第二次世界大戦が始まると、イギリスでは、チャーチルが首相になった。早くから、ヒトラーの野心を見抜いていた人物である。チャーチルの指導のもと、イギリスはジョンブル魂を発揮、ドイツ空軍の猛爆撃にも屈しなかった。そして、最終的に、勝利を勝ち取ったのである。
イギリス人は賢い。もし、チェンバレンが首相だったら、イギリスはドイツに降伏していただろう。外交は、行き着くところチキンレース。土壇場で物を言うのは、教養でも知識でもない、「胆力」である。
さて、ひるがえって、日本と中国。今回の尖閣諸島沖の衝突事件で、日本人は、中国の方が悪いと思っているだろう。なんて理不尽なことをする国なのだと。だが、それは的が外れている。
地球には、有史以来、覇者の大原則がある。1.「生存権(領土)の拡大」を目指す。2.闘う気力のない国、弱い国は、外交で脅す。3.外交がダメなら、武力制圧(戦争)する。
ミュンヘン会談から第二次世界大戦への道筋、今回の「尖閣諸島沖の中国漁船衝突」の経緯も、この大原則に従っている。そして、重要なのは、どこの国でも、大体こういう考え方をしている、ということだ。そもそも、明治維新以後、日本は何をやったか?富国強兵をかかげ、勝ち目のない大国ロシアに挑み、勝利した。その後も大東亜共栄圏をめざし、ひた走った。その結果はどうだったか?不幸だった?そうかもしれない。だけど、そんなことにはお構いなく、「生存権の拡大」を狙う国は必ず存在する。
中国もしかり。日本みたいな気力も胆力もない国はなめてかかろう、ガンガン行こうぜ、は歴史の必然なのである。だからこそ、人も国家も力を持たなければならない。日本は、そういう現実を忘れている。
その象徴が、日本の現政権だ。

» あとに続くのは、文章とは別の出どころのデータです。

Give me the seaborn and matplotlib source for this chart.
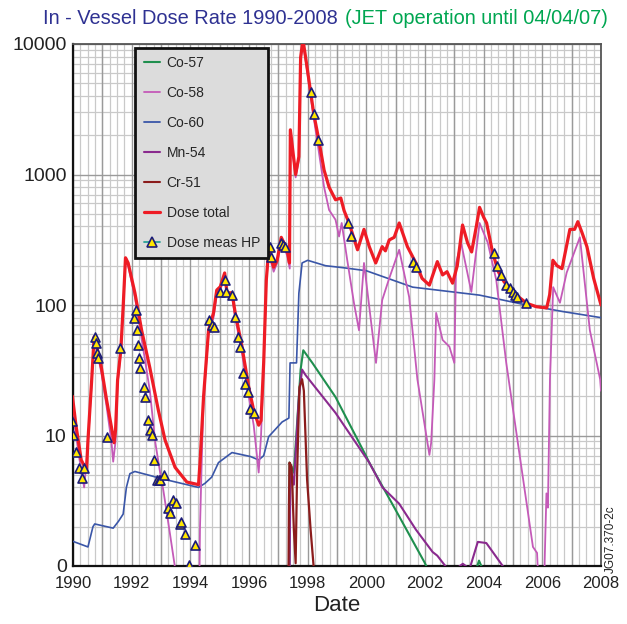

何かと言えば「議論、議論」とはしゃぐ、サラリーマン議員、目をおおいたくなるような素人外交、市民運動出身がウリで、目がウツロな首相。あげく、外交戦略は、アメリカと中国の属国?
これで本当にいいのだろうか?
その昔、極東の小国ながら、強大な欧米帝国に挑んだ心意気を思いおこすべきだ。日本を守ってくれるのは、日本だけなのだから。